Bhubaneswar becomes third Indian city to get transgender toilets
Bhubaneswar in Odisha has become India's third city to have a transgender toilet, courtesy the municipal corporation and Bhubaneswar Development Authority.
However, it is the fifth state to have such a facility for the community.
The 10-seater toilet at Vani Vihar Square has one seat reserved for transgenders.
Mayor Ananta Narayan Jena said providing such amenities is the society's "responsibility" towards the transgender community.
Another city in India gets a transgender toilet
SC mandated such toilets in 2014, but progress was slow
In 2014, for the first time, the SC formally recognized transgenders as the 'third gender', granting them rights in education and employment.
Special toilets must be constructed for them considering their needs, it ruled.
But progress has been slow.
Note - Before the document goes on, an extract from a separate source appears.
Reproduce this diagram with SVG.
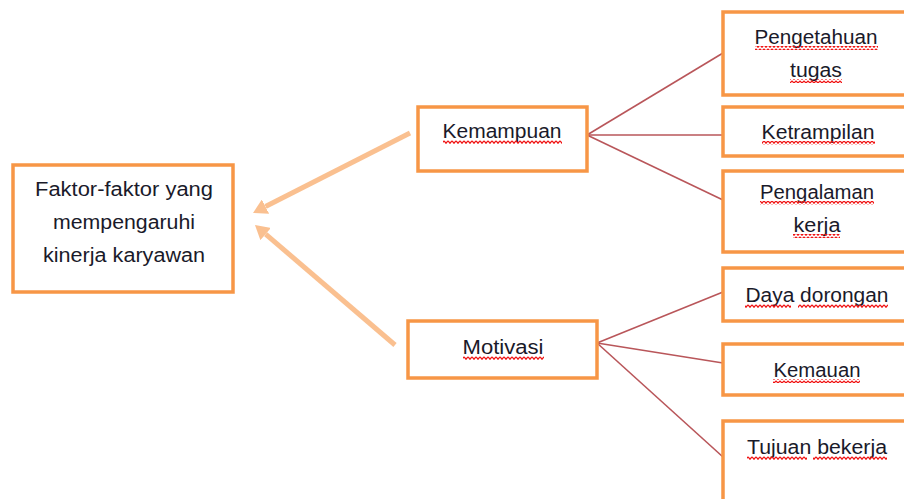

It was only three years later (April'17) that the Centre officially allowed them to use toilets of their choice.
Transgenders using general toilets was problematic in several ways
However, using male/female toilets pose a unique problem for transgenders, who are often subjected to discrimination and violence, especially when using men's toilets.
Many transgenders have claimed they were physically attacked, spat on, or verbally abused when using public toilets.
An argument against assigning them washrooms is that criminals might misuse the law to enter women's toilets and target females and children.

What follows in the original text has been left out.